Il testo di legge presentato, si propone di far decadere l’incompatibilità tra la professione forense ed il lavoro subordinato o parasubordinato, quando venga svolto in via esclusiva presso lo studio di un altro avvocato, di un’associazione  professionale, o di una società tra avvocati o multidiscipinare. Naturalmente, non si tratta di permettere l’assunzione dell’avvocato per qualunque tipo di lavoro subordinato, ma solo per l’esercizio della professione forense in studi legali di altri avvocati. La prospettiva è che si aprano le porte alla contrattazione collettiva per la definizione di tutti gli aspetti del nuovo rapporto di lavoro, ma anche di disincentivare la concorrenza sleale e valorizzazione collaborazioni genuine, evitare la strumentalizzazione della partita Iva e razionalizzare le modalità organizzative della professione forense.

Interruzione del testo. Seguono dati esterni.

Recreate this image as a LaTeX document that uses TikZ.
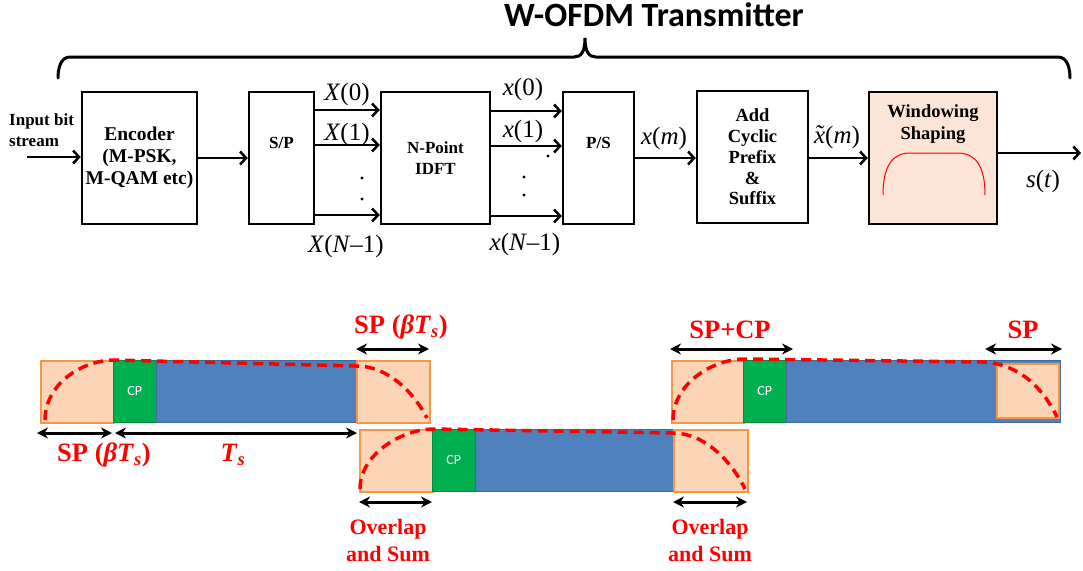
\documentclass[tikz,border=0pt]{standalone}
\usepackage{fontspec}
\setmainfont{Liberation Serif}[BoldFont={Liberation Serif Bold}, ItalicFont={Liberation Serif Italic}, BoldItalicFont={Liberation Serif Bold Italic}]
\newfontfamily\calfont{Carlito}[BoldFont={Carlito Bold}]
\usetikzlibrary{arrows.meta,calc}
\definecolor{peach}{RGB}{251,213,181}
\definecolor{winfill}{RGB}{252,228,214}
\definecolor{orangeb}{RGB}{247,150,70}
\definecolor{cpgreen}{RGB}{0,176,80}
\definecolor{sblue}{RGB}{79,129,189}
\definecolor{sblueb}{RGB}{65,105,155}
\definecolor{wred}{RGB}{255,0,0}
\newcommand\xtil{\ooalign{\textit{x}\cr\hidewidth\raisebox{0.02em}{\textit{\symbol{"02DC}}}\hidewidth\cr}}
\tikzset{
  blk/.style={draw=black, line width=2.5pt, minimum height=132pt, inner sep=0pt, align=center,
              font=\fontsize{17}{21}\selectfont\bfseries},
  btxt/.style={align=center, inner sep=0pt, font=\fontsize{17}{21}\selectfont\bfseries},
  arr/.style={line width=2.5pt, -{Straight Barb[length=6pt,width=13pt,line width=2.5pt]}},
  mlbl/.style={inner sep=0pt, font=\fontsize{25}{28}\selectfont},
  peachbox/.style={fill=peach, draw=orangeb, line width=1.5pt, inner sep=0pt},
  cpbox/.style={fill=cpgreen, draw=cpgreen!80!black, line width=0.6pt, inner sep=0pt,
                text=white, font=\calfont\fontsize{14}{16}\selectfont},
  bluebox/.style={fill=sblue, draw=sblueb, line width=0.8pt, inner sep=0pt},
  wdash/.style={draw=wred, line width=3.5pt, dash pattern=on 10pt off 6pt},
  dimarr/.style={line width=3pt, {Stealth[length=11pt,width=11pt]}-{Stealth[length=11pt,width=11pt]}},
  rlbl/.style={text=wred, inner sep=0pt, align=center, font=\fontsize{26.5}{28}\selectfont\bfseries},
  olbl/.style={text=wred, inner sep=0pt, align=center, font=\fontsize{22}{27}\selectfont\bfseries},
}
\begin{document}
\begin{tikzpicture}[x=1pt,y=-1pt]
\useasboundingbox (0,0) rectangle (1083,570);

% ---------- title and brace ----------
\node[inner sep=0pt, anchor=base, font=\calfont\fontsize{34}{36}\selectfont\bfseries] (title) at (654,27) {W-OFDM Transmitter};
\draw[line width=3pt, line cap=round] (58,78) to[out=90,in=180] (70,57) -- (574,57)
  .. controls (581,57) and (585,52) .. (585,38)
  .. controls (585,52) and (589,57) .. (596,57) -- (1058,57) to[out=0,in=90] (1070,78);

% ---------- blocks ----------
\node[blk, minimum width=115pt, font=\fontsize{19.5}{22}\selectfont\bfseries] (enc) at (139.5,158) {Encoder\\(M-PSK,\\M-QAM etc)};
\node[blk, minimum width=65pt] (sp) at (281.5,158) {};
\node[btxt] (sptxt) at (281.5,143) {S/P};
\node[blk, minimum width=109pt] (idft) at (435.5,158) {N-Point\\IDFT};
\node[blk, minimum width=71pt] (ps) at (598.5,158) {};
\node[btxt] (pstxt) at (598.5,143) {P/S};
\node[blk, minimum width=111pt, font=\fontsize{18.5}{20.8}\selectfont\bfseries] (acp) at (752.5,157) {Add\\Cyclic\\Prefix\\\&\\Suffix};
\node[blk, minimum width=128pt, fill=winfill] (win) at (933,158) {};
\node[btxt, font=\fontsize{18.5}{22}\selectfont\bfseries] (wintxt) at (933,124) {Windowing\\Shaping};
\draw[wred, line width=1pt] (883,195) .. controls (883,165) and (893,153) .. (910,153) -- (957,153)
  .. controls (975,153) and (985,165) .. (985,195);

% input
\node[btxt, align=left, anchor=west] (intxt) at (9,130) {Input bit\\stream};
\coordinate (in) at (27,157);
\draw[arr] (in) -- (enc.west |- in);
\draw[arr] (enc.east) -- (sp.west);

% S/P -> IDFT
\draw[arr] ($(sp.east)+(0,-48)$) -- ($(idft.west)+(0,-48)$);
\draw[arr] ($(sp.east)+(0,-13)$) -- ($(idft.west)+(0,-13)$);
\draw[arr] ($(sp.east)+(0,57)$) -- ($(idft.west)+(0,57)$);
\fill (362,178) circle (1.6) (362,199) circle (1.6);
\node[mlbl] (X0) at (347,94) {\textit{X}(0)};
\node[mlbl] (X1) at (347,134) {\textit{X}(1)};
\node[mlbl] (XN) at (346,246) {\textit{X}(\textit{N}–1)};

% IDFT -> P/S
\draw[arr] ($(idft.east)+(0,-47)$) -- ($(ps.west)+(0,-47)$);
\draw[arr] ($(idft.east)+(0,-12)$) -- ($(ps.west)+(0,-12)$);
\draw[arr] ($(idft.east)+(0,58)$) -- ($(ps.west)+(0,58)$);
\fill (548,156) circle (1.6) (524,177) circle (1.6) (524,195) circle (1.6);
\node[mlbl] (x0) at (523,89) {\textit{x}(0)};
\node[mlbl] (x1) at (523,131) {\textit{x}(1)};
\node[mlbl] (xN) at (525,244) {\textit{x}(\textit{N}–1)};

% P/S -> AddCP -> Window -> out
\draw[arr] (ps.east) -- (acp.west |- ps.east);
\node[mlbl] (xm) at (664,138) {\textit{x}(\textit{m})};
\draw[arr] (acp.east |- win.west) -- (win.west);
\node[mlbl] (xtm) at (837,137) {\xtil(\textit{m})};
\coordinate (out) at (1081,153);
\draw[arr] (win.east |- out) -- (out);
\node[mlbl] (st) at (1043,181) {\textit{s}(\textit{t})};

% ---------- bottom: symbol timeline ----------
% row 1
\node[peachbox, minimum width=73pt, minimum height=62pt, anchor=north west] (p1a) at (40,360) {};
\node[cpbox, minimum width=43pt, minimum height=62pt, anchor=north west] (cp1) at (113,360) {CP};
\node[bluebox, minimum width=200pt, minimum height=62pt, anchor=north west] (b1) at (156,360) {};
\node[peachbox, minimum width=73pt, minimum height=62pt, anchor=north west] (p1b) at (356,360) {};
\draw[wdash] (45,420) .. controls (45,385) and (80,361) .. (113,360) -- (356,366)
  .. controls (390,366) and (415,395) .. (427,418);

% row 2
\node[peachbox, minimum width=73pt, minimum height=62pt, anchor=north west] (p2a) at (359,429) {};
\node[cpbox, minimum width=43pt, minimum height=62pt, anchor=north west] (cp2) at (432,429) {CP};
\node[bluebox, minimum width=198pt, minimum height=62pt, anchor=north west] (b2) at (475,429) {};
\node[peachbox, minimum width=74pt, minimum height=62pt, anchor=north west] (p2b) at (673,429) {};
\draw[wdash] (360,489) .. controls (360,455) and (400,430) .. (432,429) -- (673,433)
  .. controls (705,433) and (732,462) .. (745,489);

% row 3
\node[peachbox, minimum width=72pt, minimum height=62pt, anchor=north west] (p3a) at (671,360) {};
\node[cpbox, minimum width=43pt, minimum height=62pt, anchor=north west] (cp3) at (743,360) {CP};
\node[bluebox, minimum width=274pt, minimum height=62pt, anchor=north west] (b3) at (786,360) {};
\node[peachbox, minimum width=62pt, minimum height=54pt, anchor=north west] (p3b) at (996,363) {};
\draw[wdash] (673,420) .. controls (673,385) and (710,360) .. (743,359) -- (983,362)
  .. controls (1022,364) and (1045,392) .. (1057,417);

% dimension arrows and labels
\coordinate (d1a) at (356,349); \coordinate (d1b) at (429,349);
\draw[dimarr] (d1a) -- (d1b);
\node[rlbl] (l1) at (401,327) {SP (\textit{βT}\textsubscript{\textit{s}})};

\coordinate (d2a) at (37,433); \coordinate (d2b) at (112,433);
\coordinate (d3a) at (115,433); \coordinate (d3b) at (357,433);
\draw[dimarr] (d2a) -- (d2b);
\draw[dimarr] (d3a) -- (d3b);
\node[rlbl] (l2) at (104,455) {SP (\textit{βT}\textsubscript{\textit{s}})};
\node[rlbl] (l3) at (233,455) {\textit{T}\textsubscript{\textit{s}}};

\coordinate (d4a) at (359,502); \coordinate (d4b) at (432,502);
\coordinate (d5a) at (673,502); \coordinate (d5b) at (747,502);
\draw[dimarr] (d4a) -- (d4b);
\draw[dimarr] (d5a) -- (d5b);
\node[olbl] (o1) at (388,540) {Overlap\\and Sum};
\node[olbl] (o2) at (710,540) {Overlap\\and Sum};

\coordinate (d6a) at (670,349); \coordinate (d6b) at (793,349);
\coordinate (d7a) at (985,349); \coordinate (d7b) at (1062,349);
\draw[dimarr] (d6a) -- (d6b);
\draw[dimarr] (d7a) -- (d7b);
\node[rlbl] (l4) at (730,330) {SP+CP};
\node[rlbl] (l5) at (1023,330) {SP};
\end{tikzpicture}
\end{document}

Dall’altra parte la proposta porta con sé alcuni problemi, come la questione della previdenza e la ripartizione del carico contributivo tra avvocato datore e avvocato dipendente, ma anche il diritto di esclusiva, ed il mantenimento inalterato della natura di professione intellettuale, indipendente e liberale. Per sciogliere questi nodi, la proposta rimanda ad appositi decreti del Ministero del lavoro e delle politiche sociali, da emanare dopo opportuno confronto con le parti sociali, con il Cnf, con OCF, con le associazioni più rappresentative degli avvocati e con la Cassa forense.